Tracce di dinosauri/ 3. – Schede di approfondimento

La galleria del Monte Buso. - Possibilità di vista. - La scoperta delle orme. - Gli autori delle orme. - Relazione con le altre orme in Trentino

Il Museo Tridentino di Scienze Naturali ha inviato, in allegato alla notizia scientifica della scoperta che ha sconvolto la conoscenza attuale della geografia giurassica, una scheda di approfondimento che riteniamo sia molto utile per gli appassionati.

La galleria del Monte Buso
Individuata due anni fa e oggetto di lavori di pulizia e messa in sicurezza da parte del gruppo grotte SAT E. Roner di Rovereto, si apre a circa 2000 di quota nel cuore del massiccio del Pasubio.
Lunga quasi trecento metri, attraversa la dorsale rocciosa del Monte Buso collegando la prima linea austriaca con le retrovie.
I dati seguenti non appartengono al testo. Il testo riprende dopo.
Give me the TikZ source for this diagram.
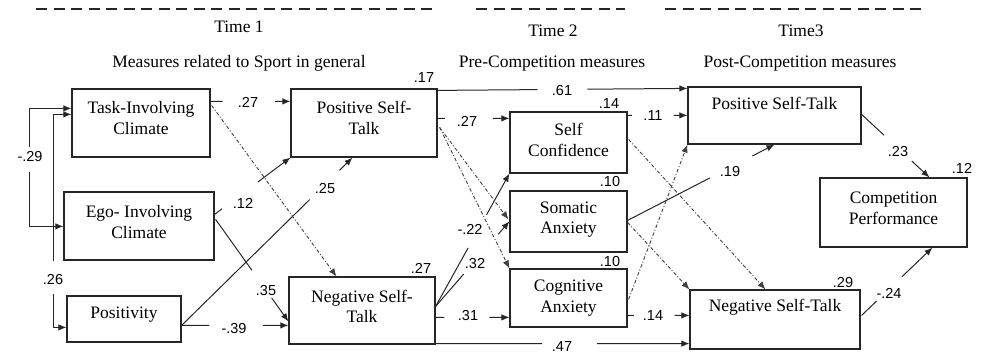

I lavori di scavo della galleria si sono protratti per parecchi mesi, verosimilmente verso la fine del conflitto tra il 1917 e il 1918.
Nella galleria erano ancora in posto le traversine dei carrelli usati per movimentare il materiale di scavo e attrezzi abbandonati dagli austriaci.
Possibilità di vista
La galleria, sebbene ripulita e parzialmente messa in sicurezza, mantiene pericolo di crolli e il suo accesso non è consigliato ad alpinisti poco esperti.
Per questo, nell'ambito del 116 congresso SAT che si terrà a Rovereto dal 25 settembre al 3 ottobre, la locale sezione della Società Alpinisti Trentini ha organizzato per il giorno 26 settembre una visita guidata che permetta di vedere le strutture militari recentemente ripristinate (compresa la galleria).
La scoperta delle orme
E' avvenuta il 21 giugno 2010, durante un sopralluogo condotto dai tecnici del Museo Tridentino Scienze Naturali, della Sede centrale della SAT e della sede SAT di Rovereto, finalizzati proprio a valutare il grado di accessibilità per il pubblico della galleria.
Gli autori delle orme
I Dilofosauri furono i principali predatori del Giurassico inferiore (200-190 milioni di anni fa).
Il primo scheletro (quasi completo) di questo dinosauro fu trovato nel 1942, in Arizona (Kayenta Formation).
I dilofosauri erano lunghi sei - sette metri e alti 2,5 m. Pesavano fino a 500 kg.
La testa era molto grande rispetto al corpo e il collo, lungo e flessibile, era dotato di una poderosa muscolatura.
Era molto agile e si spostava correndo sulle zampe posteriori, con piedi simili a quelli di un uccello attuale. La coda era corta e alta per meglio bilanciare il peso durante il moto. Tutti gli appartenenti al suo gruppo possedevano una strana cresta ossea sul capo.
La sua funzione è ancora dibattuta ma si ritiene che fosse una specie di segnale di riconoscimento.
Possedevano zampe anteriori corte e robuste poste molto in alto rispetto al corpo, e ciascuna mano contava quattro dita, tre delle quali erano dotate di artigli affilati.
A differenza della maggior parte dei dinosauri carnivori avevano mascelle sottili e deboli, non adatte alla caccia di grosse prede. È quindi probabile che questi animali si nutrissero di carogne.
I denti sembrerebbero sostenere questa teoria. Infatti quelli anteriori erano lunghi e a forma di rastrello, utili per asportare pezzi di carne dalle carogne. Quelli posteriori erano più corti e servivano per la masticazione.
Secondo alcune teorie, potrebbero persino essere stati pescivori. Questa cosa sembrerebbe confermata dal ritrovamento delle sue orme in ambienti sempre prossimi al mare.
Probabilmente riuscivano anche a nuotare, usando la coda come un remo e aiutandosi con le zampe posteriori per muoversi in avanti.
Le impronte lasciate dagli artigli ci suggeriscono che il dilofosauro, nonostante il grosso corpo, si muovesse con molta agilità e leggerezza anche in terreni fangosi e infidi.
Relazione con le altre orme di dinosauro del Trentino
Le orme del Monte Buso sono le più giovani tra quelle rinvenute nel Giurassico della Piattaforma di Trento (Lavini di Marco, Chizzola, Becco di Filadonna, Finonchio).
Sono probabilmente coeve solo con quelle della Valle del Sarca (coste di Monte Anglone) e rappresentano traccia del passaggio degli ultimi dinosauri che potevano vivere nelle nostre regioni immediatamente prima della rottura definitiva del Pangea e dello sprofondamento di questi territori.